Since our last report out, we have entered an enormous pressure system. We moved as we entered it into serious clouds and squalls. Initial winds were 10-15 knots but shifted as we approached the system to 17-19. John and Norm decided a reef was important, so we threw in a first reef on the main. We decided to leave the genoa fully out. The boat began to race at close to eight knots as the genoa drove us, bow down, through some serious weather. From that moment on we have been hauling at a 25 degree tilt. As the winds picked up, the sea was confused, and water over the transom became normal. One wave, as Norm had just begun the :30 P.M. SSB call, found Norm at the helm table with about a half a gallon of fresh salt water, We have moved to now sailing with the hatch cover closed. Norm is also more sympathetic to Joel, who while sleeping the first day took one gallon into the salon couch (lee Bed).

If you have read earlier entries to Comocean’s blog, you might remember a guest entry by John Hoffman (current crew member). These might be good reading now for Ed Roland and Bob Fields who will join Norm and me for the second leg to Cape Cod. The one most appropriate point he made about preparing for a trip on Comocean in the Caribbean 1500 was, “to stand in the shower, with one women’s 6 inch high heel on, and have your wife throw a bucket of cold water at you”.
Preparing dinner was a bit complex. While the team was willingly ready to go for a second round of turkey or baloney sandwiches, the skipper felt a heartier meal in order. However, it would be a nuclear event. We turned the engine on to get sufficient amps to use the inverter and microwave. Chicken Parmesan and String Beans were served. At that time it was DARK! We had heavy cloud cover and no moon working for us. It was the same feeling we had the first six hours of the 1500 every night.

With the size of the pressure system, a report from Brizo, an Oyster 55 about to enter Bermuda this morning, that they also have our 9-11 knot NNE winds right on our bow, and a little info last night from Seth, I believe we will make a landing early on the 9th… everyone could live with this given the no wind first three days.

We have done a little pick up around the boat this morning.
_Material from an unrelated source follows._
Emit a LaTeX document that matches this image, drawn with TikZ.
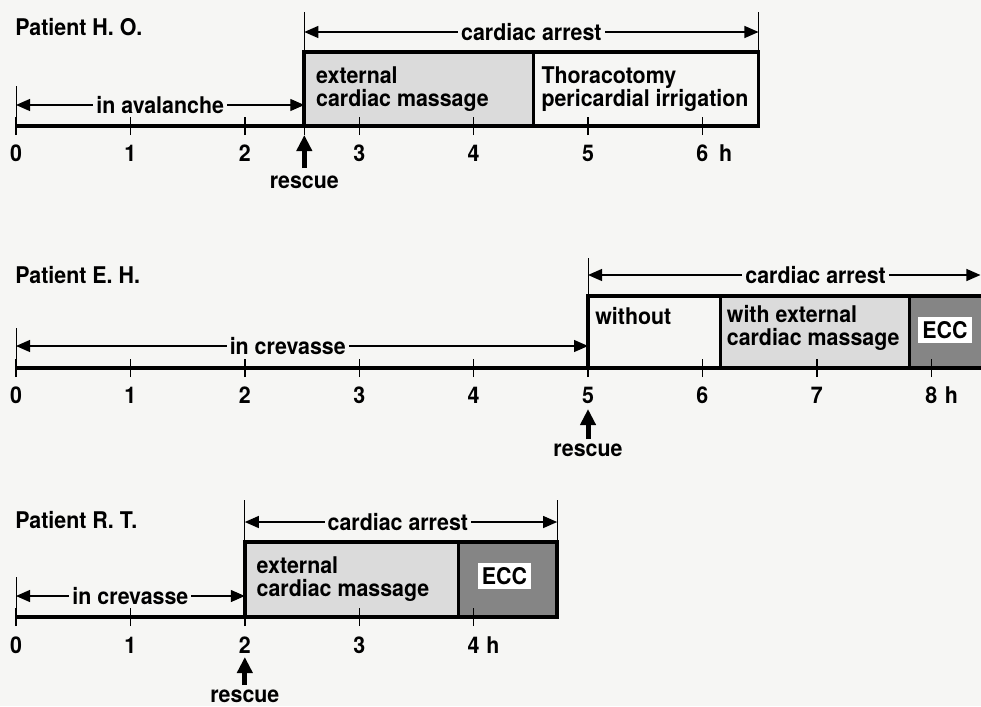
\documentclass[tikz,border=0pt]{standalone}
\usepackage{fontspec}
\setmainfont{TeX Gyre Heros}[FakeStretch=0.93]
\usetikzlibrary{arrows,arrows.meta,positioning}

\definecolor{paper}{rgb}{0.965,0.965,0.955}
\definecolor{stipple}{gray}{0.86}
\definecolor{dense}{gray}{0.52}

\begin{document}
\begin{tikzpicture}[x=57.2pt,y=0.5pt,font=\fontsize{11.5}{11.4}\selectfont\bfseries]
\tikzstyle{axisline}=[line width=2pt]
\tikzstyle{stagebox}=[line width=1.9pt]
\tikzstyle{divider}=[line width=1.4pt]
\tikzstyle{tickmark}=[line width=0.7pt]
\tikzstyle{bar}=[line width=0.5pt]
\tikzstyle{span}=[line width=0.6pt,{Triangle[length=7pt,width=6pt]}-{Triangle[length=7pt,width=6pt]}]
\tikzstyle{spanlabel}=[fill=paper,inner sep=1.5pt]
\tikzstyle{rescuearrow}=[line width=2.5pt,-{Triangle[length=8pt,width=7.5pt]}]
\tikzstyle{steplabel}=[align=left,anchor=west,inner sep=0pt]
\tikzstyle{patient}=[anchor=west,inner sep=0pt]
\tikzstyle{hour}=[inner sep=0pt]
\tikzstyle{ecc}=[fill=white,inner sep=2pt]

\path[use as bounding box,fill=paper] (-0.14,-706) rectangle (8.435,0);
\clip (-0.14,-706) rectangle (8.435,0);

% Patient H. O.
\begin{scope}[shift={(0,-126)}]
\node[patient] (hoName) at (-0.01,99) {Patient H. O.};
\fill[stipple] (2.52,0) rectangle (4.52,74);
\draw[axisline] (0,0) -- (6.49,0);
\draw[stagebox] (2.52,0) rectangle (6.49,74);
\draw[divider] (4.52,0) -- (4.52,74);
\foreach \h in {0,...,6} {
  \draw[tickmark] (\h,-9) -- (\h,9);
  \node[hour] (ho\h) at (\h,-27) {\h};
}
\node[hour,right=5pt of ho6] (hoUnit) {h};
\draw[bar] (0,9) -- (0,40);
\draw[tickmark] (2.52,-9) -- (2.52,0);
\draw[bar] (2.52,74) -- (2.52,114);
\draw[bar] (6.49,74) -- (6.49,114);
\coordinate (hoStart) at (0,21);
\coordinate (hoRescue) at (2.52,21);
\draw[span] (hoStart) -- node[spanlabel] (hoAval) {in avalanche} (hoRescue);
\coordinate (hoArrL) at (2.52,94);
\coordinate (hoArrR) at (6.49,94);
\draw[span] (hoArrL) -- node[spanlabel] (hoArrest) {cardiac arrest} (hoArrR);
\node[steplabel] (hoEcm) at (2.62,37) {external\\cardiac massage};
\node[steplabel] (hoThor) at (4.59,37) {Thoracotomy\\pericardial irrigation};
\coordinate (hoTail) at (2.52,-42);
\coordinate (hoTip) at (2.52,-9);
\draw[rescuearrow] (hoTail) -- (hoTip);
\node (hoSave) at (2.52,-56) {rescue};
\end{scope}

% Patient E. H.
\begin{scope}[shift={(0,-368)}]
\node[patient] (ehName) at (-0.01,93) {Patient E. H.};
\fill[stipple] (6.16,0) rectangle (7.81,72);
\fill[dense] (7.81,0) rectangle (8.6,72);
\draw[axisline] (0,0) -- (8.6,0);
\draw[stagebox] (8.6,72) -- (5,72) -- (5,0);
\draw[divider] (6.16,0) -- (6.16,72);
\draw[divider] (7.81,0) -- (7.81,72);
\foreach \h in {0,...,8} {
  \draw[tickmark] (\h,-9) -- (\h,9);
  \node[hour] (eh\h) at (\h,-27) {\h};
}
\node[hour,right=3.5pt of eh8] (ehUnit) {h};
\draw[bar] (0,9) -- (0,40);
\draw[bar] (5,72) -- (5,110);
\coordinate (ehStart) at (0,22);
\coordinate (ehRescue) at (5,22);
\draw[span] (ehStart) -- node[spanlabel,pos=0.475] (ehCrev) {in crevasse} (ehRescue);
\coordinate (ehArrL) at (5,93);
\coordinate (ehArrR) at (8.43,93);
\draw[span] (ehArrL) -- node[spanlabel,pos=0.58] (ehArrest) {cardiac arrest} (ehArrR);
\node[steplabel] (ehNone) at (5.06,52) {without};
\node[steplabel] (ehEcm) at (6.21,40) {with external\\cardiac massage};
\node[ecc] (ehEcc) at (8.12,38) {ECC};
\coordinate (ehTail) at (5,-71);
\coordinate (ehTip) at (5,-41);
\draw[rescuearrow] (ehTail) -- (ehTip);
\node (ehSave) at (5,-82) {rescue};
\end{scope}

% Patient R. T.
\begin{scope}[shift={(0,-617)}]
\node[patient] (rtName) at (-0.01,97) {Patient R. T.};
\fill[stipple] (2,0) rectangle (3.87,75);
\fill[dense] (3.87,0) rectangle (4.73,75);
\draw[axisline] (0,0) -- (4.73,0);
\draw[stagebox] (2,0) rectangle (4.73,75);
\draw[divider] (3.87,0) -- (3.87,75);
\foreach \h in {0,...,4} {
  \draw[tickmark] (\h,-9) -- (\h,9);
  \node[hour] (rt\h) at (\h,-28) {\h};
}
\node[hour,right=3pt of rt4] (rtUnit) {h};
\draw[bar] (0,9) -- (0,40);
\draw[bar] (2,75) -- (2,117);
\draw[bar] (4.73,75) -- (4.73,117);
\coordinate (rtStart) at (0,21);
\coordinate (rtRescue) at (2,21);
\draw[span] (rtStart) -- node[spanlabel] (rtCrev) {in crevasse} (rtRescue);
\coordinate (rtArrL) at (2,95);
\coordinate (rtArrR) at (4.73,95);
\draw[span] (rtArrL) -- node[spanlabel,pos=0.49] (rtArrest) {cardiac arrest} (rtArrR);
\node[steplabel] (rtEcm) at (2.1,38) {external\\cardiac massage};
\node[ecc] (rtEcc) at (4.27,41) {ECC};
\coordinate (rtTail) at (2,-68);
\coordinate (rtTip) at (2,-40);
\draw[rescuearrow] (rtTail) -- (rtTip);
\node[inner sep=1pt] (rtSave) at (2,-79) {rescue};
\end{scope}
\end{tikzpicture}
\end{document}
Stowed trash picked up the food dropped last night, the coffee grounds just spilled, and the debris that went flying as we entered this tack. The Skipper has suggested a team shower on the fantail, which was met with lukewarm results. The skipper shall show leadership, however, and appear ready with towel and soap in the cockpit at noon. Joanne will confirm this is not a pretty sight. The skipper will not report out at a later date on whether there were any other takers. Comocean adheres to the famed what happens in Vegas adage.